▶ [TASK]: Using the listing below, set down each line from the line containing "Write the matplotlib code for this chart." through the line containing "from matplotlib import font_manager", both ends included, exactly and with nothing added.

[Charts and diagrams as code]

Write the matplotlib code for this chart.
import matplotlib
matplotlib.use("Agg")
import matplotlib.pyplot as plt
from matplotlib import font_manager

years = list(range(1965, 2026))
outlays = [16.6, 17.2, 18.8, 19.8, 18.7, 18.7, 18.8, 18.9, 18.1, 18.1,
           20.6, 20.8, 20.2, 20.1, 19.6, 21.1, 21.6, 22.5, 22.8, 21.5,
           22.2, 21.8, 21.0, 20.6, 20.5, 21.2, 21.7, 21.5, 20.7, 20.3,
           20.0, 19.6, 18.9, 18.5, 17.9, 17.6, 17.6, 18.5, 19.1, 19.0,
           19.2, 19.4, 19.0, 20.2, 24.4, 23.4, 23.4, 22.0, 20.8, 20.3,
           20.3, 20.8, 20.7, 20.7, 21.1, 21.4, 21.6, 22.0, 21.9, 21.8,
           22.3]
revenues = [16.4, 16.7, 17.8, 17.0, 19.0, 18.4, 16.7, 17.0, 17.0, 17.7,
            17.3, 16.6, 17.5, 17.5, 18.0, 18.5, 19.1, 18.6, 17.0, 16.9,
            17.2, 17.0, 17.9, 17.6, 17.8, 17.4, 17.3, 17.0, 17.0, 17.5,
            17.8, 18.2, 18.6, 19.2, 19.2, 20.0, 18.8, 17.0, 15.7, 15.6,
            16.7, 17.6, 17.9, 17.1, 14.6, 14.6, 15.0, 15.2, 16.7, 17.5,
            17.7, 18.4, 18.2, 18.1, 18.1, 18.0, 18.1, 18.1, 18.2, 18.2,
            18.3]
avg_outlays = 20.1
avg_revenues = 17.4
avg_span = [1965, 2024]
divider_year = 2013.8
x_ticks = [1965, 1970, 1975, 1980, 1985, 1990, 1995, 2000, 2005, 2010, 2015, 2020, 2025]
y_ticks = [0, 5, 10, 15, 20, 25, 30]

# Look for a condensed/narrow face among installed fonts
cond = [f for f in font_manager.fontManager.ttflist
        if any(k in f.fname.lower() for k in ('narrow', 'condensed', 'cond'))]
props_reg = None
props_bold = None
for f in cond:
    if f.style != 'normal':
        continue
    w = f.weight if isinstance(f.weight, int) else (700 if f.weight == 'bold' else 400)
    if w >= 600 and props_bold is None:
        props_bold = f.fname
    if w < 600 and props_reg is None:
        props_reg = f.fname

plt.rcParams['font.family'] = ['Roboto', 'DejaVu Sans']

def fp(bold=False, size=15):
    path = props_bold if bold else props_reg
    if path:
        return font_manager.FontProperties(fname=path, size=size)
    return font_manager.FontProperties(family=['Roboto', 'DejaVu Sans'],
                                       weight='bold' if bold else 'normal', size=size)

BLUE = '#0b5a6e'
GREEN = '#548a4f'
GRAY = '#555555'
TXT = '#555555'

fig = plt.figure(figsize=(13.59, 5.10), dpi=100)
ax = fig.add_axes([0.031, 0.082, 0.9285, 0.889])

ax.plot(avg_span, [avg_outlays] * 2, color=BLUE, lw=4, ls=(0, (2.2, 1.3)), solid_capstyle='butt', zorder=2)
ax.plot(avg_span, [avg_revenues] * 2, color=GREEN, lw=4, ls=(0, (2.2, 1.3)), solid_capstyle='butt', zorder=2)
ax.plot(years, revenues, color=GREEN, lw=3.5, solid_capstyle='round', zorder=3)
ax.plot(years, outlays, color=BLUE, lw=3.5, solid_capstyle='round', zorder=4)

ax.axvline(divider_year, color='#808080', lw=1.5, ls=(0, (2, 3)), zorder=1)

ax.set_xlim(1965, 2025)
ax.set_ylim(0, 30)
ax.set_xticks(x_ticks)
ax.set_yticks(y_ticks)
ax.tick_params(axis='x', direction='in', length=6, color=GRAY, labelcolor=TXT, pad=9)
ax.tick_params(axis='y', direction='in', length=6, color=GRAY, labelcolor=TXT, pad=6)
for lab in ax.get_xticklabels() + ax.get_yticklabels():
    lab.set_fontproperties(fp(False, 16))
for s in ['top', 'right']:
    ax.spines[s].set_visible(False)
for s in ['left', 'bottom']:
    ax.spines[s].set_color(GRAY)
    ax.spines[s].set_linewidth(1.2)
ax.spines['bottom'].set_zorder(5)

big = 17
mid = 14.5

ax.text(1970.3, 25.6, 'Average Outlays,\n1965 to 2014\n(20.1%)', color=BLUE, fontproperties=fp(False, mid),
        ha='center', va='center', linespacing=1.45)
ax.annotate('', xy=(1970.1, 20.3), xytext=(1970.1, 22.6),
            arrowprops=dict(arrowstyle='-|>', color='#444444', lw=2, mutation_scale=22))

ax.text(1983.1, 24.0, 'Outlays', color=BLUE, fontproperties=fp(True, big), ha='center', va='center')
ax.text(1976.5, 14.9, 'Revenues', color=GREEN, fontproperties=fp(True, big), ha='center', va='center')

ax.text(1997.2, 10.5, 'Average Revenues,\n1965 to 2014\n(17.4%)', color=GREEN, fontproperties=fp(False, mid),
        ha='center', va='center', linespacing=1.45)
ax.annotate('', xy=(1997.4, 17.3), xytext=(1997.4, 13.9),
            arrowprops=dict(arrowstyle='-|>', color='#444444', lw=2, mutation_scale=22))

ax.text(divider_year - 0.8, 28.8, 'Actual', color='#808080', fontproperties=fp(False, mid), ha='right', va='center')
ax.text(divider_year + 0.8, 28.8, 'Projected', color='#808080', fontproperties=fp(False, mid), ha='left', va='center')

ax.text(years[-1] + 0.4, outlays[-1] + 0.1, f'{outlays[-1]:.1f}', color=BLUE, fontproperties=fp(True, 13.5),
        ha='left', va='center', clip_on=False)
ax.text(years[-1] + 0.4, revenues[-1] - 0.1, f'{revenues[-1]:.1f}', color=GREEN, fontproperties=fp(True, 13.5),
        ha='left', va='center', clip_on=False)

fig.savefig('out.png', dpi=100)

* * *

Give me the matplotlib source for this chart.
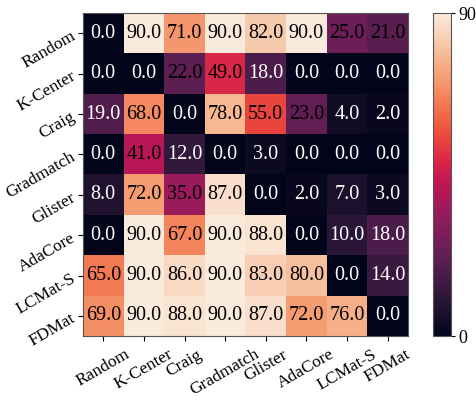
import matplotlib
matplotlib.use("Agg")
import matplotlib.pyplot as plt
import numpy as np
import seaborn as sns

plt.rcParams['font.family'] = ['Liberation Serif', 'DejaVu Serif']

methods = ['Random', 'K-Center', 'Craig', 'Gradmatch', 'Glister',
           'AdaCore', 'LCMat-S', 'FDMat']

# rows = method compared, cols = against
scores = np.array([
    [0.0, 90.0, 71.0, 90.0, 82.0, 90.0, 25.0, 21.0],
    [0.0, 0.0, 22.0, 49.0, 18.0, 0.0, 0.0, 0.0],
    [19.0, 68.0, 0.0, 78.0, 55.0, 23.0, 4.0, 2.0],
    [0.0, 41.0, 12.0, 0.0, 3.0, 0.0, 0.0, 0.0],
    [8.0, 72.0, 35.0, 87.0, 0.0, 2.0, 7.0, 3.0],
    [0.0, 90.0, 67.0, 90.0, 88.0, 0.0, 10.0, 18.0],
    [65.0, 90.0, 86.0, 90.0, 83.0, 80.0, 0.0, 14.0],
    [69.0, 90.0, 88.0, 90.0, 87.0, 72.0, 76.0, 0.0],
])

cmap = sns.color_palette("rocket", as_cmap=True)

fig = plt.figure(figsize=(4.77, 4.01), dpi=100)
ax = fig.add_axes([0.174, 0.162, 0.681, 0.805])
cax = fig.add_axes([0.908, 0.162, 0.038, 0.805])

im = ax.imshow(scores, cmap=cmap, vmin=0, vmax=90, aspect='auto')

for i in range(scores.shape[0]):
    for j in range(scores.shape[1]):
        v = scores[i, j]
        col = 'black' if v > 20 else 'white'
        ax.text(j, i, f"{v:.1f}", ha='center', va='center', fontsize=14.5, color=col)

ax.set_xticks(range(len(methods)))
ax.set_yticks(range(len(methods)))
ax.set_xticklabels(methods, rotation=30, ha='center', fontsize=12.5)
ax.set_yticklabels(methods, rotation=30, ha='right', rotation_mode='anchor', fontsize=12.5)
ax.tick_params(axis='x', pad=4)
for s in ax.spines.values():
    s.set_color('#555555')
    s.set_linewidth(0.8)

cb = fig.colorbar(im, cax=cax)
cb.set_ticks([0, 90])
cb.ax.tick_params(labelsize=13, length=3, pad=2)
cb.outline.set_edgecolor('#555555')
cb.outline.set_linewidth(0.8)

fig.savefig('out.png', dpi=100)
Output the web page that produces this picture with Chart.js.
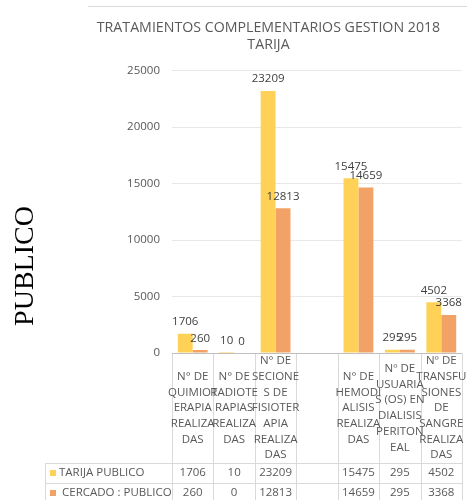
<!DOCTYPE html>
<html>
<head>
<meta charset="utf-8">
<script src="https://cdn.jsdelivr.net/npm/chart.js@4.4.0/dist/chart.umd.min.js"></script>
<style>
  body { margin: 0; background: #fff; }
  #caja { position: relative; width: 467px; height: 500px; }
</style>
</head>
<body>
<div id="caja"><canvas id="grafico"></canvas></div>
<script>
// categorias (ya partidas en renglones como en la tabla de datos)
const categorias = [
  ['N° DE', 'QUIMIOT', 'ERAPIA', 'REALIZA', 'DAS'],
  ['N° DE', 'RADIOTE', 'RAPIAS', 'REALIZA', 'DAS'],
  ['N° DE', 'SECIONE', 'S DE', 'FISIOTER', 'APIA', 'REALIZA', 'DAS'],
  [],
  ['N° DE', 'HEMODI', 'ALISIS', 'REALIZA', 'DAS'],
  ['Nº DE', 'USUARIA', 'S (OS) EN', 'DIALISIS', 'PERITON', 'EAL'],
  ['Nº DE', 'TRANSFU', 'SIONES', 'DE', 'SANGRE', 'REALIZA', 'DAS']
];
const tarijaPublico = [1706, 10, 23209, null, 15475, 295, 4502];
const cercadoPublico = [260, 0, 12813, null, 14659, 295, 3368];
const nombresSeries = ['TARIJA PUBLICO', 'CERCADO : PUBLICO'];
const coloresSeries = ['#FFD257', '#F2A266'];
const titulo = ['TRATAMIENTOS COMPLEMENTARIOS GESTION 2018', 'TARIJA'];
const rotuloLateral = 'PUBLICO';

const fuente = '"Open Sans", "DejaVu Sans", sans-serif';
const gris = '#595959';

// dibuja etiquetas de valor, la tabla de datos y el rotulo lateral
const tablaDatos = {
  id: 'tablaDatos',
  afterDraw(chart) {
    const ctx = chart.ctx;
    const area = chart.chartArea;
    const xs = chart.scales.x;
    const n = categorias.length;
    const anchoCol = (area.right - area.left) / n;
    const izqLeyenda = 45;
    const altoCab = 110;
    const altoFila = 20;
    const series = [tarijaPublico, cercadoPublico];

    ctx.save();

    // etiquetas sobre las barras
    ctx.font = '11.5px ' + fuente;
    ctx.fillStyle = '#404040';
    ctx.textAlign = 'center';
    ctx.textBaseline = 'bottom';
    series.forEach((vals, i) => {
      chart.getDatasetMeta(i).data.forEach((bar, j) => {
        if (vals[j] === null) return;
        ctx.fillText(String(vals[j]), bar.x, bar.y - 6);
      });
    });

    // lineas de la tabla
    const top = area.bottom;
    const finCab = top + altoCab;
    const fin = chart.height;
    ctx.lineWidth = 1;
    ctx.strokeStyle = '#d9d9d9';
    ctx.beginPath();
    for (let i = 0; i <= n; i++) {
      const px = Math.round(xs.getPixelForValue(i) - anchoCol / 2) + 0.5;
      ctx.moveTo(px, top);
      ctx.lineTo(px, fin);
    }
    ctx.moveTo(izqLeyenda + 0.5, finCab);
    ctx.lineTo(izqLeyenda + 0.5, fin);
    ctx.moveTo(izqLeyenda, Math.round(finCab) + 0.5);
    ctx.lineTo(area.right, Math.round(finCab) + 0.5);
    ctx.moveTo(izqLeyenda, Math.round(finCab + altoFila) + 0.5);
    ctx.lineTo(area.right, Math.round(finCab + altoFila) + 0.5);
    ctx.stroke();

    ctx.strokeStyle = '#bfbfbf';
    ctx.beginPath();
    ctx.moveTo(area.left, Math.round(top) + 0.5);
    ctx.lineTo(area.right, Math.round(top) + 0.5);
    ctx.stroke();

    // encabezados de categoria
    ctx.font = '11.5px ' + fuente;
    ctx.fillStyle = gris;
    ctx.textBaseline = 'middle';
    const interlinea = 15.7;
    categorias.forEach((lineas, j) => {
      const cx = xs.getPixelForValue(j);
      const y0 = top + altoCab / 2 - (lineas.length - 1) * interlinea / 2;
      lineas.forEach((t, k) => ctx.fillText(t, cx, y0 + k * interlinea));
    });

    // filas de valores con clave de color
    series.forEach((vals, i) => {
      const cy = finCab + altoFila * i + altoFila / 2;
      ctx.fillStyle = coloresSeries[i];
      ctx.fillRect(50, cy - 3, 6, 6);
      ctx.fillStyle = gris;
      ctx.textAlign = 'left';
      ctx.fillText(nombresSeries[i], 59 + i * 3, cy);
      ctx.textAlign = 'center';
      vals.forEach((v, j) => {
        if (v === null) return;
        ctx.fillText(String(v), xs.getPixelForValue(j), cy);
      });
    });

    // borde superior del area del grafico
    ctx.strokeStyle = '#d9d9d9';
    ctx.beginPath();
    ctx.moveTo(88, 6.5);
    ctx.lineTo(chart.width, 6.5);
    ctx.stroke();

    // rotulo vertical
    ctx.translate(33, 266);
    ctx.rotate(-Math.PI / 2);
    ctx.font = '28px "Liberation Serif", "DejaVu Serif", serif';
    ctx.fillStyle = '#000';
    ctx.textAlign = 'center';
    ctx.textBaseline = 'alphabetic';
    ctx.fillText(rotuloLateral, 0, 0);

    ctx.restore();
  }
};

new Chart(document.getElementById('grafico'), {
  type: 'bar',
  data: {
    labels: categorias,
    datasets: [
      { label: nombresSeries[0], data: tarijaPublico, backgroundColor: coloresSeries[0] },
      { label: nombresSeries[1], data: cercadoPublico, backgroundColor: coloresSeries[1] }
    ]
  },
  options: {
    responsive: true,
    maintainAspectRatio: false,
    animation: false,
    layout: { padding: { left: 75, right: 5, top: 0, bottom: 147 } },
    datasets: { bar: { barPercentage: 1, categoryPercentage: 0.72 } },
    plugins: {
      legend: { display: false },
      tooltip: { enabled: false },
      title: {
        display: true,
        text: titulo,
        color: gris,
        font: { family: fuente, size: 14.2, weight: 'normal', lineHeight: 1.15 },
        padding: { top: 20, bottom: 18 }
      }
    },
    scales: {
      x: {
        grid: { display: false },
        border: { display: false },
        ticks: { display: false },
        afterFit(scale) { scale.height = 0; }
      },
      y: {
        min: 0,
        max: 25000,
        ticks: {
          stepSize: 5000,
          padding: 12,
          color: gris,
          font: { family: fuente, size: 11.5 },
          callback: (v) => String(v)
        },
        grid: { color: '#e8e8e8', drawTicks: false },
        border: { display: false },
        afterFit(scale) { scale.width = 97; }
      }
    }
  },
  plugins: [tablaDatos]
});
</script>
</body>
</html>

▶ [TASK RESULT]:
Write the matplotlib code for this chart.
import matplotlib
matplotlib.use("Agg")
import matplotlib.pyplot as plt
from matplotlib import font_manager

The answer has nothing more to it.